Those who are genuinely knowledgeable about the Earth’s climate (that doesn’t include a certain Nobel Peace Prize winner, by the way) seem to be falling into two camps. On the one hand, there are those who believe that human actions are the primary engine behind changing temperatures. On the other, there are those who see the sun as the primary cause of temperature change. As this piece from Investor’s Business Daily indicates, there’s a reasonable argument to be heard from the latter, regardless of the quasi-religious hysteria that sometimes comes from the other:
Solar activity fluctuates in an 11-year cycle. But so far in this cycle, the sun has been disturbingly quiet. The lack of increased activity could signal the beginning of what is known as a Maunder Minimum, an event which occurs every couple of centuries and can last as long as a century.
Such an event occurred in the 17th century. The observation of sunspots showed extraordinarily low levels of magnetism on the sun, with little or no 11-year cycle.
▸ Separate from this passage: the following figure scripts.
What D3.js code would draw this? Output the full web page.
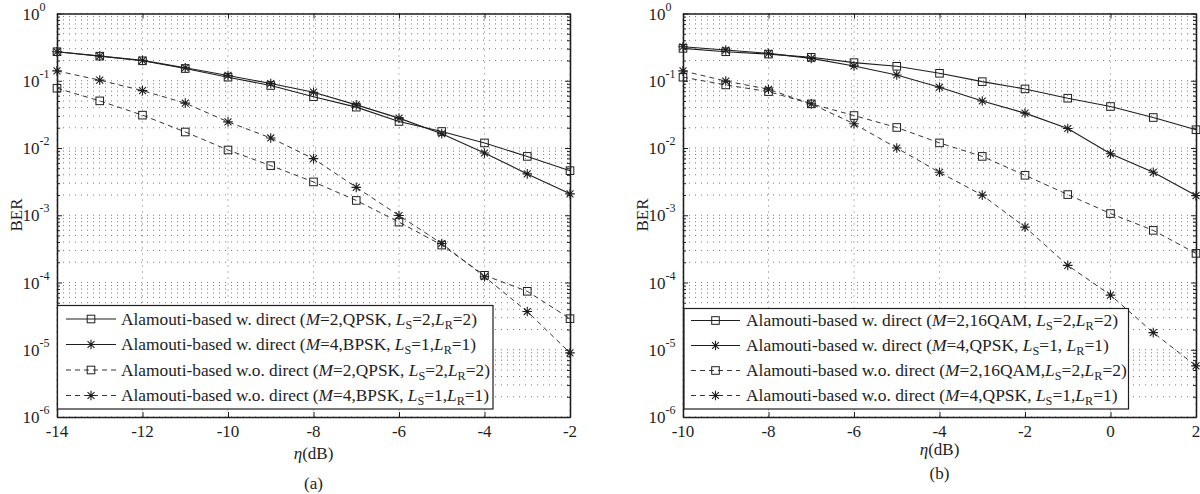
<!DOCTYPE html>
<html><head><meta charset="utf-8">
<script src="https://cdn.jsdelivr.net/npm/d3@7"></script>
<style>body{margin:0;background:#fff}svg{display:block}</style>
</head><body>
<svg id="c" width="1200" height="494"></svg>
<script>
// ---------- data ----------
const etaA = [-14,-13,-12,-11,-10,-9,-8,-7,-6,-5,-4,-3,-2];
const berA_wDirect_M2 = [0.27,0.232,0.198,0.152,0.113,0.085,0.058,0.0405,0.0248,0.0176,0.0119,0.0075,0.0046];
const berA_wDirect_M4 = [0.27,0.233,0.201,0.156,0.12,0.091,0.0676,0.0438,0.0278,0.0163,0.00843,0.00412,0.00208];
const berA_woDirect_M2 = [0.0774,0.0502,0.0308,0.0173,0.00934,0.00547,0.00313,0.00166,0.00079,0.00036,0.000128,0.000074,0.000029];
const berA_woDirect_M4 = [0.14,0.102,0.0713,0.0465,0.0245,0.0141,0.00694,0.0026,0.00099,0.00038,0.000122,0.000037,0.000009];

const etaB = [-10,-9,-8,-7,-6,-5,-4,-3,-2,-1,0,1,2];
const berB_wDirect_M2 = [0.303,0.27,0.249,0.223,0.186,0.164,0.129,0.097,0.0756,0.055,0.0414,0.0284,0.0187];
const berB_wDirect_M4 = [0.32,0.286,0.255,0.215,0.166,0.122,0.08,0.05,0.033,0.0195,0.0082,0.00435,0.00196];
const berB_woDirect_M2 = [0.113,0.0867,0.069,0.0453,0.0304,0.0202,0.0119,0.0075,0.00393,0.00203,0.00106,0.000596,0.000271];
const berB_woDirect_M4 = [0.14,0.099,0.0748,0.0453,0.0229,0.01,0.00435,0.00199,0.000667,0.00018,0.000065,0.000018,0.00000575];

const xTicksA = [-14,-12,-10,-8,-6,-4,-2];
const xTicksB = [-10,-8,-6,-4,-2,0,2];
const yDecades = [-6,-5,-4,-3,-2,-1,0];

const legendA = [
  "Alamouti-based w. direct (*M*=2,QPSK, *L*_S=2,*L*_R=2)",
  "Alamouti-based w. direct (*M*=4,BPSK, *L*_S=1,*L*_R=1)",
  "Alamouti-based w.o. direct (*M*=2,QPSK, *L*_S=2,*L*_R=2)",
  "Alamouti-based w.o. direct (*M*=4,BPSK, *L*_S=1,*L*_R=1)"
];
const legendB = [
  "Alamouti-based w. direct (*M*=2,16QAM, *L*_S=2,*L*_R=2)",
  "Alamouti-based w. direct (*M*=4,QPSK, *L*_S=1, *L*_R=1)",
  "Alamouti-based w.o. direct (*M*=2,16QAM,*L*_S=2,*L*_R=2)",
  "Alamouti-based w.o. direct (*M*=4,QPSK, *L*_S=1,*L*_R=1)"
];
const xLabel = "(dB)";
const yLabel = "BER";
const captions = ["(a)", "(b)"];

// ---------- drawing ----------
const svg = d3.select('#c');
const FONT = '"Liberation Serif","Times New Roman",serif';
const Y_TOP = 13.5, Y_BOT = 417;
const INK = '#1e1e1e';

const seriesStyles = [
  {marker:'square', dash:null},
  {marker:'star', dash:null},
  {marker:'square', dash:'5,4'},
  {marker:'star', dash:'5,4'}
];

function drawMarker(g, type, cx, cy) {
  if (type === 'square') {
    g.append('rect').attr('x', cx-3.8).attr('y', cy-3.8).attr('width', 7.6).attr('height', 7.6)
      .attr('fill','none').attr('stroke', INK).attr('stroke-width', 1);
  } else {
    const r = 4.8, d = r*0.72;
    const p = `M${cx-r},${cy}L${cx+r},${cy}M${cx},${cy-r}L${cx},${cy+r}M${cx-d},${cy-d}L${cx+d},${cy+d}M${cx-d},${cy+d}L${cx+d},${cy-d}`;
    g.append('path').attr('d', p).attr('stroke', INK).attr('stroke-width', 1.1).attr('fill','none');
  }
}

function parseRich(s) {
  const out = [];
  const re = /\*([^*]+)\*|_(\w)|([^*_]+)/g;
  let m;
  while ((m = re.exec(s))) {
    if (m[1]) out.push({t:m[1], it:true});
    else if (m[2]) out.push({t:m[2], sub:true});
    else out.push({t:m[3]});
  }
  return out;
}

function richText(g, x, y, str, size) {
  const t = g.append('text').attr('x', x).attr('y', y)
    .attr('font-family', FONT).attr('font-size', size).attr('fill', INK);
  let shift = 0;
  parseRich(str).forEach(seg => {
    const ts = t.append('tspan').text(seg.t);
    if (seg.it) ts.attr('font-style','italic');
    if (seg.sub) {
      ts.attr('font-size', size*0.7).attr('dy', 4 - shift); shift = 4;
    } else if (shift !== 0) {
      ts.attr('dy', -shift); shift = 0;
    }
  });
  return t;
}

function panel(cfg) {
  const g = svg.append('g');
  const x = d3.scaleLinear().domain(cfg.domain).range([cfg.x0, cfg.x1]);
  const y = d3.scaleLog().domain([1e-6, 1]).range([Y_BOT, Y_TOP]);

  const majorY = yDecades.map(e => Math.pow(10, e));
  const minorY = [];
  yDecades.slice(0, -1).forEach(e => { for (let k = 2; k <= 9; k++) minorY.push(k*Math.pow(10, e)); });

  // grid
  const grid = g.append('g').attr('stroke', '#6a6a6a').attr('stroke-width', 0.9)
    .attr('stroke-dasharray', '1,5').attr('fill','none');
  majorY.concat(minorY).forEach(v => {
    grid.append('line').attr('x1', cfg.x0).attr('x2', cfg.x1).attr('y1', y(v)).attr('y2', y(v));
  });
  cfg.xTicks.forEach(v => {
    grid.append('line').attr('x1', x(v)).attr('x2', x(v)).attr('y1', Y_TOP).attr('y2', Y_BOT);
  });

  // series
  const line = d3.line().x(d => x(d[0])).y(d => y(d[1]));
  cfg.series.forEach((vals, i) => {
    const st = seriesStyles[i];
    const pts = cfg.eta.map((e, j) => [e, vals[j]]);
    g.append('path').attr('d', line(pts)).attr('fill','none').attr('stroke', INK)
      .attr('stroke-width', st.dash ? 0.9 : 1.1).attr('stroke-dasharray', st.dash);
    pts.forEach(p => drawMarker(g, st.marker, x(p[0]), y(p[1])));
  });

  // axes (ticks inward)
  const ax = g.append('g').attr('font-family', FONT);
  ax.append('g').attr('transform', `translate(0,${Y_BOT})`)
    .call(d3.axisBottom(x).tickValues(cfg.xTicks).tickSize(-5).tickSizeOuter(0).tickFormat(''));
  ax.append('g').attr('transform', `translate(0,${Y_TOP})`)
    .call(d3.axisTop(x).tickValues(cfg.xTicks).tickSize(-5).tickSizeOuter(0).tickFormat(''));
  ax.append('g').attr('transform', `translate(${cfg.x0},0)`)
    .call(d3.axisLeft(y).tickValues(majorY).tickSize(-5).tickSizeOuter(0).tickFormat(''));
  ax.append('g').attr('transform', `translate(${cfg.x0},0)`)
    .call(d3.axisLeft(y).tickValues(minorY).tickSize(-3).tickSizeOuter(0).tickFormat(''));
  ax.append('g').attr('transform', `translate(${cfg.x1},0)`)
    .call(d3.axisRight(y).tickValues(majorY).tickSize(-5).tickSizeOuter(0).tickFormat(''));
  ax.append('g').attr('transform', `translate(${cfg.x1},0)`)
    .call(d3.axisRight(y).tickValues(minorY).tickSize(-3).tickSizeOuter(0).tickFormat(''));
  ax.selectAll('.domain').attr('stroke', INK).attr('stroke-width', 1.3);
  ax.selectAll('.tick line').attr('stroke', INK).attr('stroke-width', 1);

  // x tick labels
  cfg.xTicks.forEach(v => {
    g.append('text').attr('x', x(v)).attr('y', 437).attr('text-anchor','middle')
      .attr('font-family', FONT).attr('font-size', 17).attr('fill', INK).text(String(v));
  });
  // y tick labels
  yDecades.forEach(e => {
    const t = g.append('text').attr('x', cfg.x0 - 34.5).attr('y', y(Math.pow(10, e)) + 6)
      .attr('font-family', FONT).attr('font-size', 17).attr('fill', INK);
    t.append('tspan').text('10');
    t.append('tspan').attr('dy', -9).attr('font-size', 12).text(String(e));
  });
  // y label
  g.append('text').attr('transform', `translate(${cfg.yLabelX},215) rotate(-90)`)
    .attr('text-anchor','middle').attr('font-family', FONT).attr('font-size', 17).attr('fill', INK).text(yLabel);
  // x label
  const xl = g.append('text').attr('x', (cfg.x0 + cfg.x1)/2).attr('y', cfg.xLabelY).attr('text-anchor','middle')
    .attr('font-family', FONT).attr('font-size', 17).attr('fill', INK);
  xl.append('tspan').attr('font-style','italic').text('\u03B7');
  xl.append('tspan').text(xLabel);
  // caption
  g.append('text').attr('x', (cfg.x0 + cfg.x1)/2).attr('y', cfg.captionY).attr('text-anchor','middle')
    .attr('font-family', FONT).attr('font-size', 17).attr('fill', INK).text(cfg.caption);

  // legend
  const L = cfg.legend;
  const lg = g.append('g');
  lg.append('rect').attr('x', L.x).attr('y', L.y).attr('width', L.w).attr('height', L.h)
    .attr('fill', '#fff').attr('stroke', INK).attr('stroke-width', 1.2);
  const base = 16;
  const texts = cfg.labels.map((s, i) => richText(lg, L.textX, L.rowY[i] + 5.5, s, base));
  const maxLen = d3.max(texts, t => t.node().getComputedTextLength());
  const size = base * L.target / maxLen;
  lg.selectAll('text').remove();
  cfg.labels.forEach((s, i) => {
    richText(lg, L.textX, L.rowY[i] + 5.5, s, size);
    const st = seriesStyles[i];
    lg.append('line').attr('x1', L.lx0).attr('x2', L.lx1).attr('y1', L.rowY[i]).attr('y2', L.rowY[i])
      .attr('stroke', INK).attr('stroke-width', st.dash ? 0.9 : 1.1).attr('stroke-dasharray', st.dash);
    drawMarker(lg, st.marker, (L.lx0 + L.lx1)/2, L.rowY[i]);
  });
}

panel({
  x0: 57, x1: 570, domain: [-14, -2], xTicks: xTicksA, eta: etaA,
  series: [berA_wDirect_M2, berA_wDirect_M4, berA_woDirect_M2, berA_woDirect_M4],
  labels: legendA, caption: captions[0], yLabelX: 22, xLabelY: 459, captionY: 489,
  legend: {x: 57.5, y: 305.5, w: 435.5, h: 103.5, lx0: 66, lx1: 116, textX: 121,
           rowY: [319, 344.5, 370, 395.5], target: 369}
});
panel({
  x0: 683, x1: 1196, domain: [-10, 2], xTicks: xTicksB, eta: etaB,
  series: [berB_wDirect_M2, berB_wDirect_M4, berB_woDirect_M2, berB_woDirect_M4],
  labels: legendB, caption: captions[1], yLabelX: 648, xLabelY: 455, captionY: 479,
  legend: {x: 684, y: 308.5, w: 444.5, h: 100.5, lx0: 691, lx1: 740, textX: 746,
           rowY: [320.5, 345.5, 370.5, 395.5], target: 381}
});
</script>
</body></html>
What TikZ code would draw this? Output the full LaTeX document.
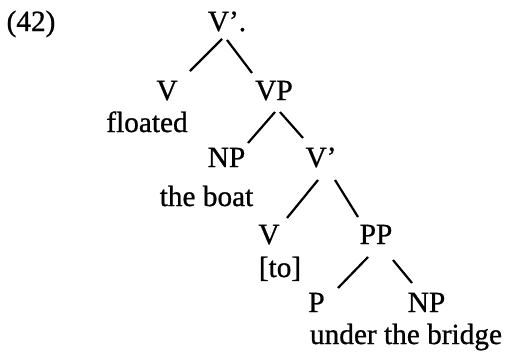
\documentclass[tikz,border=0pt]{standalone}
\usepackage{fontspec}
\setmainfont[FakeBold=0.8]{Liberation Serif}
\begin{document}
\begin{tikzpicture}[x=1pt,y=-1pt,
  lbl/.style={anchor=base,inner sep=0pt,font=\fontsize{29.3}{35}\selectfont},
  edge/.style={line width=2.2pt}]
\useasboundingbox[fill=white] (0,0) rectangle (505,354);
\node[lbl] (ex) at (31,31) {(42)};
\node[lbl] (r) at (227,31) {V'.};
\node[lbl] (v1) at (167,100) {V};
\node[lbl] (vp) at (274,100) {VP};
\node[lbl] (fl) at (147,132) {floated};
\node[lbl] (np1) at (226.5,167) {NP};
\node[lbl] (v2) at (321,167) {V'};
\node[lbl] (boat) at (206.5,206) {the boat};
\node[lbl] (v3) at (269,244) {V};
\node[lbl] (pp) at (376,244) {PP};
\node[lbl] (to) at (280,277) {[to]};
\node[lbl] (p) at (316.5,312) {P};
\node[lbl] (np2) at (426.5,312) {NP};
\node[lbl] (br) at (406,344) {under the bridge};
\draw[edge] ([shift={(-5,8)}]r.base) -- ([shift={(23,-29)}]v1.base);
\draw[edge] ([shift={(0,9)}]r.base) -- ([shift={(-22,-27)}]vp.base);
\draw[edge] ([shift={(1,12)}]vp.base) -- ([shift={(21.5,-24)}]np1.base);
\draw[edge] ([shift={(6,12)}]vp.base) -- ([shift={(-18,-29)}]v2.base);
\draw[edge] ([shift={(-3,13)}]v2.base) -- ([shift={(18,-26)}]v3.base);
\draw[edge] ([shift={(14,13)}]v2.base) -- ([shift={(-18,-27)}]pp.base);
\draw[edge] ([shift={(-8,13)}]pp.base) -- ([shift={(21.5,-24)}]p.base);
\draw[edge] ([shift={(17,16)}]pp.base) -- ([shift={(-14.5,-29)}]np2.base);
\end{tikzpicture}
\end{document}
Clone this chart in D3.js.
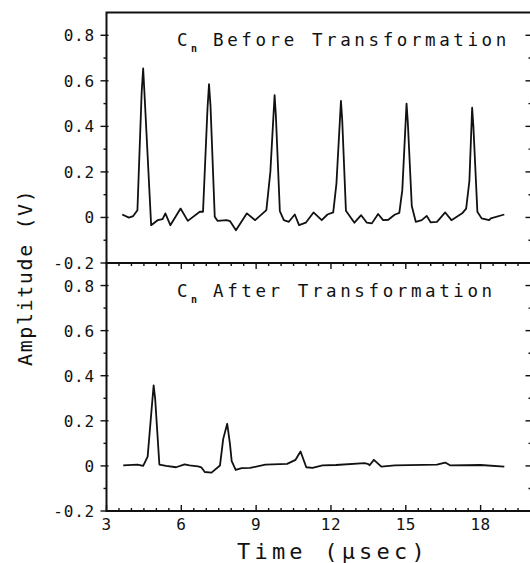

This solar hibernation corresponded with a period of bitter cold that began around 1650 and lasted, with intermittent spikes of warming, until 1715. Frigid winters and cold summers during that period led to massive crop failures, famine and death in Northern Europe.
Thirty years ago, there was a lot of hysteria about the coming of a new ice age. I don’t remember if solar activity was supposed to be the villain, but apparently is has in the past.
As we have noted many times [in IBD editorials], perhaps the biggest impact on the Earth’s climate over time has been the sun.
For instance, researchers at the Max Planck Institute for Solar Research in Germany report the sun has been burning more brightly over the last 60 years, accounting for the 1 degree Celsius increase in Earth’s temperature over the last 100 years.
R. Timothy Patterson, professor of geology and director of the Ottawa-Carleton Geoscience Center of Canada’s Carleton University, says that “CO2 variations show little correlation with our planet’s climate on long, medium and even short time scales.”
Rather, he says, “I and the first-class scientists I work with are consistently finding excellent correlations between the regular fluctuations of the sun and earthly climate. This is not surprising. The sun and the stars are the ultimate source of energy on this planet.”
Patterson, sharing Tapping’s concern, says: “Solar scientists predict that, by 2020, the sun will be starting into its weakest Schwabe cycle of the past two centuries, likely leading to unusually cool conditions on Earth.”
“Solar activity has overpowered any effect that CO2 has had before, and it most likely will again,” Patterson says. “If we were to have even a medium-sized solar minimum, we could be looking at a lot more bad effects than ‘global warming’ would have had.”
This makes sense to me, if not as a decisive answer to the global warming people, then at least as an alternative hypothesis. But there are some for whom no dissent from today’s orthodoxy is to be tolerated (from the National Post of Canada):
David Suzuki has called for political leaders to be thrown in jail for ignoring the science behind climate change.
At a Montreal conference last Thursday, the prominent scientist, broadcaster and Order of Canada recipient exhorted a packed house of 600 to hold politicians legally accountable for what he called an intergenerational crime. Though a spokesman said yesterday the call for imprisonment was not meant to be taken literally, Dr. Suzuki reportedly made similar remarks in an address at the University of Toronto last month….
“What I would challenge you to do is to put a lot of effort into trying to see whether there’s a legal way of throwing our so-called leaders into jail because what they’re doing is a criminal act,” said Dr. Suzuki, a former board member of the Canadian Civil Liberties Association.
That last line is what you call irony.
Here’s the point: on one side, you have reasonable people trying to figure out what is going on with the Earth’s climate, what effects it is likely to have on human beings and the ecosystem as a whole, and what if anything can and should be done about it. You’ve got lots of those kinds of people on the other side, the side that favors an anthropogenic explanation to climate change, too. But also on that side are a collection of religious fanatics, people for whom no amount of contrary information will suffice to change their minds, and who believe that others who don’t read the data the way they do should be silenced or worse. Then there are the Christian true believers such as Richard Cizik, who don’t hesitate to impugn the motives, intelligence, and even faith of those who disagree. It’s time for the reasonable people in both sides of this debate to take it back from the fanatics, and make clear that humanity isn’t going to be stampeded into actions that will potentially harm hundreds of millions if not billions of people.